The Portuguese government’s Transformation, Recovery, and Resilience program will also commit four billion euros to electricity and natural gas grids, energy storage, and new hydroelectric dams to strengthen the country against both operational stress and longer-term climate risk.

ENTSO-E’s report reinforces this with 22 specific recommendations across four focus areas: voltage control and reactive power, oscillatory stability, disconnection behavior, and defense and restoration.

The U.S. is Not Immune

The risks that surfaced in the Iberian Peninsula are not unique to Europe. The U.S. grid is undergoing the same transformation with more IBRs, less synchronous generation, and an operational environment that is growing more complex faster than the frameworks and static tools governing it.

At the same time, broader forces such as energy independence, resilience, and affordability are shaping how systems evolve, coupled with a realization that reliability must be addressed locally, no matter how many interconnections are in the mix.

The stakes extend beyond keeping the lights on. Geopolitical instability and supply chain pressure have made grid resilience a matter of national energy independence.

A grid that cannot manage its own stability is a liability, regardless of how much generation capacity it holds. The Iberian blackout is a reminder that capacity is no longer king. The ability to see, dispatch, and stabilize resources across the bulk transmission system down to the distribution edge is what a reliable grid requires.

Where the U.S. Stands on Reliability in a Changing Grid

FERC and NERC have made meaningful progress. NERC’s IBR Registration Initiative, now in its final phase, brings previously unregistered small-scale solar and wind resources into operator sight lines for the first time.

FERC Order No. 901, issued in 2023, directed NERC to develop comprehensive IBR reliability standards, including ride-through requirements that keep IBRs connected during voltage and frequency disturbances rather than disconnecting at the moment the system needs them most. Both agencies can go further to shape how RTOs and ISOs model system stability and ensure operators are trained and tested for the low-inertia conditions that are becoming the new normal.

Market design is where significant work remains. Markets built around marginal cost optimization can appear economically efficient while quietly leaving voltage control, reactive power, inertia, and fast frequency response unprocured. As IBR penetration grows, these attributes become both more valuable and harder to secure through the mechanisms in place. That gap is worth examining in any jurisdiction where IBR penetration is accelerating.

Transmission and distribution planning have historically been separate processes, governed by different entities with different regulatory obligations.
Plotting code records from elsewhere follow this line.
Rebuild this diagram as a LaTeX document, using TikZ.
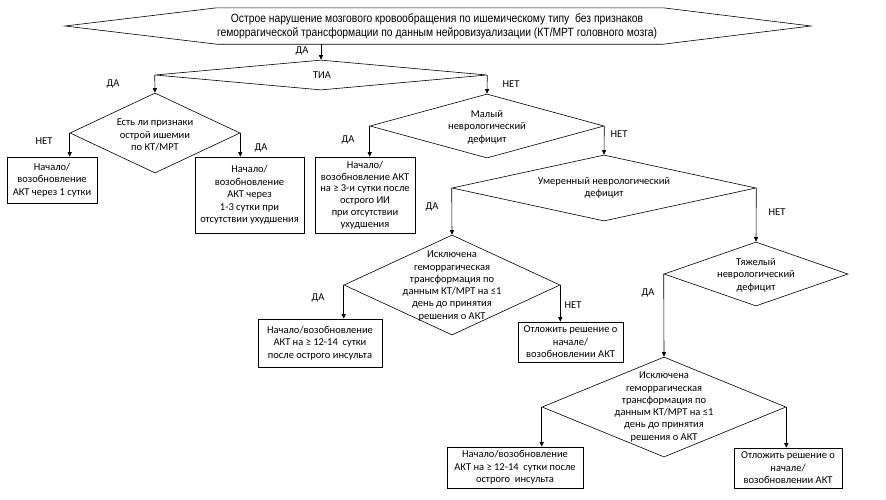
\documentclass[tikz,border=0pt]{standalone}
\usepackage{fontspec}
\setmainfont{Carlito}
\newfontfamily\narrowfont[FakeStretch=0.86]{Liberation Sans}
\usetikzlibrary{shapes.geometric,arrows.meta}
\begin{document}
\begin{tikzpicture}[x=1pt,y=-1pt,
  every node/.style={font=\fontsize{10.5}{12.5}\selectfont},
  dia/.style={draw, diamond, inner sep=0pt, line width=0.6pt},
  box/.style={draw, rectangle, line width=0.6pt, align=center, inner sep=1pt},
  txt/.style={align=center, inner sep=0pt},
  lbl/.style={inner sep=0pt},
  arr/.style={-{Triangle[length=4.5pt,width=4pt]}, line width=0.6pt}]
\useasboundingbox[fill=white] (0,0) rectangle (886,499);

% top hexagon
\node[minimum width=446pt, minimum height=36pt, inner sep=0pt] (top) at (440,26) {};
\draw[line width=0.6pt] (top.north west) -- (top.north east) -- (811,26) -- (top.south east) -- (top.south west) -- (65,26) -- cycle;
\node[txt, font=\narrowfont\fontsize{12}{14}\selectfont] (toptxt) at (437,26) {Острое нарушение мозгового кровообращения по ишемическому типу \ без признаков\\геморрагической трансформации по данным нейровизуализации (КТ/МРТ головного мозга)};

% diamonds
\node[dia, minimum width=332pt, minimum height=30pt] (tia) at (321,75) {};
\node[txt] (tiatxt) at (322,75) {ТИА};
\node[dia, minimum width=170pt, minimum height=80pt] (est) at (155,133) {};
\node[txt] (esttxt) at (155,135) {Есть ли признаки\\острой ишемии\\по КТ/МРТ};
\node[dia, minimum width=234pt, minimum height=64pt] (maly) at (487,126) {};
\node[txt] (malytxt) at (487,127) {Малый\\неврологический\\дефицит};
\node[dia, minimum width=304pt, minimum height=66pt] (umer) at (604,188) {};
\node[txt] (umertxt) at (604,188) {Умеренный неврологический\\дефицит};
\node[dia, minimum width=184pt, minimum height=64pt] (tyazh) at (756,274) {};
\node[txt] (tyazhtxt) at (756,275) {Тяжелый\\неврологический\\дефицит};
\node[dia, minimum width=216pt, minimum height=100pt] (isk1) at (452,285) {};
\node[txt, font=\fontsize{10.5}{12.3}\selectfont] (isk1txt) at (452,286) {Исключена\\геморрагическая\\трансформация по\\данным КТ/МРТ на ≤1\\день до принятия\\решения о АКТ};
\node[dia, minimum width=244pt, minimum height=100pt] (isk2) at (664,407) {};
\node[txt, font=\fontsize{10.5}{12.3}\selectfont] (isk2txt) at (664,407) {Исключена\\геморрагическая\\трансформация по\\данным КТ/МРТ на ≤1\\день до принятия\\решения о АКТ};

% boxes
\node[box, minimum width=90pt, minimum height=46pt] (b1) at (52,180) {Начало/\\возобновление\\АКТ через 1 сутки};
\node[box, minimum width=109pt, minimum height=76pt] (b2) at (249.5,195) {Начало/\\возобновление\\АКТ через\\1-3 сутки при\\отсутствии ухудшения};
\node[box, minimum width=100pt, minimum height=76pt, font=\fontsize{10.5}{11.8}\selectfont] (b3) at (365,195) {Начало/\\возобновление АКТ\\на ≥ 3-и сутки после\\острого ИИ\\при отсутствии\\ухудшения};
\node[box, minimum width=124pt, minimum height=48pt] (b4) at (320,343) {Начало/возобновление\\АКТ на ≥ 12-14 \ сутки\\после острого инсульта};
\node[box, minimum width=105pt, minimum height=40pt] (o1) at (570.5,342) {Отложить решение о\\начале/\\возобновлении АКТ};
\node[box, minimum width=136pt, minimum height=41pt] (b5) at (515,467.5) {Начало/возобновление\\АКТ на ≥ 12-14 \ сутки после\\острого \ инсульта};
\node[box, minimum width=108pt, minimum height=40pt] (b6) at (788,468) {Отложить решение о\\начале/\\возобновлении АКТ};

% connectors
\draw[arr] (top.south -| tia.north) -- (tia.north);
\draw[arr] (tia.west) -- (est.north);
\draw[arr] (tia.east) -- (maly.north);
\draw[arr] (est.west) -- (est.west |- b1.north);
\draw[arr] (est.east) -- (est.east |- b2.north);
\draw[arr] (maly.west) -- (maly.west |- b3.north);
\draw[arr] (maly.east) -- (umer.north);
\draw[arr] (umer.west) -- (isk1.north);
\draw[arr] (umer.east) -- (tyazh.north);
\draw[arr] (isk1.west) -- (isk1.west |- b4.north);
\draw[arr] (isk1.east) -- (isk1.east |- o1.north);
\draw[arr] (tyazh.west) -- (isk2.north);
\draw[arr] (isk2.west) -- (isk2.west |- b5.north);
\draw[arr] (isk2.east) -- (isk2.east |- b6.north);

% labels
\node[lbl] (l1) at (302,51) {ДА};
\node[lbl] (l2) at (113,84) {ДА};
\node[lbl] (l3) at (511,84) {НЕТ};
\node[lbl] (l4) at (44,141) {НЕТ};
\node[lbl] (l5) at (261,148) {ДА};
\node[lbl] (l6) at (348,140) {ДА};
\node[lbl] (l7) at (619,134) {НЕТ};
\node[lbl] (l8) at (432,207) {ДА};
\node[lbl] (l9) at (777,212) {НЕТ};
\node[lbl] (l10) at (318,298) {ДА};
\node[lbl] (l11) at (573,305) {НЕТ};
\node[lbl] (l12) at (648,293) {ДА};
\end{tikzpicture}
\end{document}
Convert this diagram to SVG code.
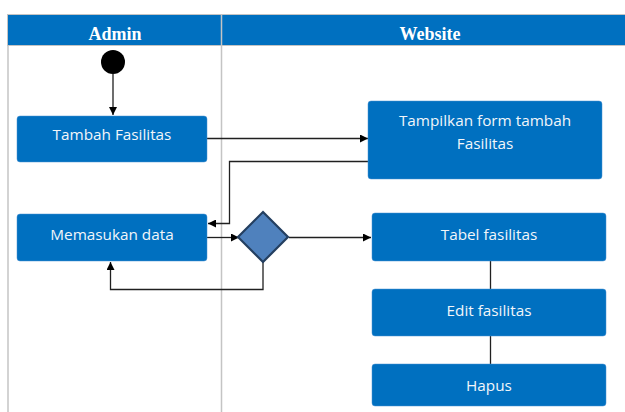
<svg xmlns="http://www.w3.org/2000/svg" width="625" height="412" viewBox="0 0 625 412">
  <style>
    .lane { fill: none; stroke: #c4c4c4; stroke-width: 1.5; }
    .head { fill: #0070c0; stroke: #c4c4c4; stroke-width: 1; }
    .htxt { font-family: "Liberation Serif", serif; font-weight: bold; font-size: 18px; fill: #ffffff; text-anchor: middle; }
    .box { fill: #0070c0; stroke: #4a90d0; stroke-width: 0.5; }
    .btxt { font-family: "Open Sans", "Noto Sans", sans-serif; font-size: 15.3px; fill: #f2f6fa; text-anchor: middle; }
    .flow { fill: none; stroke: #202020; stroke-width: 1.3; }
  </style>
  <defs>
    <marker id="arrow" viewBox="0 0 10 10" refX="10" refY="5" markerWidth="8" markerHeight="8" markerUnits="userSpaceOnUse" orient="auto">
      <path d="M0,0 L10,5 L0,10 Z" fill="#000000"/>
    </marker>
  </defs>

  <!-- swimlanes -->
  <g id="lanes">
    <rect class="head" x="7.5" y="14.5" width="630" height="31"/>
    <line class="lane" x1="221.5" y1="14" x2="221.5" y2="412"/>
    <line class="lane" x1="8" y1="46" x2="8" y2="412"/>
    <text class="htxt" x="115" y="40">Admin</text>
    <text class="htxt" x="430" y="40">Website</text>
  </g>

  <!-- connectors -->
  <g id="connectors">
    <path class="flow" d="M113,74 V115" marker-end="url(#arrow)"/>
    <path class="flow" d="M207,138.5 H368" marker-end="url(#arrow)"/>
    <path class="flow" d="M368,161.5 H229.5 V223.5 H208" marker-end="url(#arrow)"/>
    <path class="flow" d="M207,237.5 H239" marker-end="url(#arrow)"/>
    <path class="flow" d="M289,237.5 H371" marker-end="url(#arrow)"/>
    <path class="flow" d="M263,261 V289.5 H110.5 V262" marker-end="url(#arrow)"/>
    <path class="flow" d="M490.5,261 V289"/>
    <path class="flow" d="M490.5,336 V364"/>
  </g>

  <g id="start">
    <circle cx="113" cy="62" r="12" fill="#000000"/>
  </g>

  <g id="tambah-fasilitas">
    <rect class="box" x="17" y="116" width="190" height="46" rx="3"/>
    <text class="btxt" x="112" y="139.5">Tambah Fasilitas</text>
  </g>

  <g id="tampilkan-form">
    <rect class="box" x="368" y="101" width="234" height="78" rx="3"/>
    <text class="btxt" x="485" y="125.5">Tampilkan form tambah</text>
    <text class="btxt" x="485" y="148.5">Fasilitas</text>
  </g>

  <g id="memasukan-data">
    <rect class="box" x="17" y="214" width="190" height="47" rx="3"/>
    <text class="btxt" x="112" y="239.5">Memasukan data</text>
  </g>

  <g id="decision">
    <path d="M263,212 L288,237 L263,262 L238,237 Z" fill="#4f81bd" stroke="#243f60" stroke-width="2.2"/>
  </g>

  <g id="tabel-fasilitas">
    <rect class="box" x="372" y="213" width="234" height="48" rx="3"/>
    <text class="btxt" x="489" y="239.5">Tabel fasilitas</text>
  </g>

  <g id="edit-fasilitas">
    <rect class="box" x="372" y="289" width="234" height="47" rx="3"/>
    <text class="btxt" x="489" y="315.5">Edit fasilitas</text>
  </g>

  <g id="hapus">
    <rect class="box" x="372" y="364" width="234" height="42" rx="3"/>
    <text class="btxt" x="489" y="390.5">Hapus</text>
  </g>
</svg>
States across the U.S. are beginning to change that, adopting integrated planning requirements that bring the two systems into alignment and give operators visibility into grid edge resources that were previously outside their sight lines.

When operators can see and dispatch those resources, solar, storage, and flexible loads become active reliability tools. As synchronous generators are retired, the inertia and voltage support they provided must be replaced deliberately. The planning and interconnection standards regulators set can also determine how widely and consistently new technology such as grid-forming inverters and synchronous condensers is deployed.

Looking Ahead

The Iberian blackout is a signal that the rules, tools, and practices governing the grid must keep pace with the generation mix powering it. The U.S. is well positioned to meet that challenge.

Significant work is already underway across federal agencies, regional operators, and utilities. The tools exist. The regulatory levers are in place. And the lessons from Portugal arrived early enough to be instructive rather than cautionary.

Scaling renewables reliably is achievable. It requires treating grid stability not as a byproduct of sufficient generation, but as something that must be actively planned for, procured, and maintained. Utilities, operators, and regulators are already doing that work. The opportunity is to do it more efficiently and intentionally.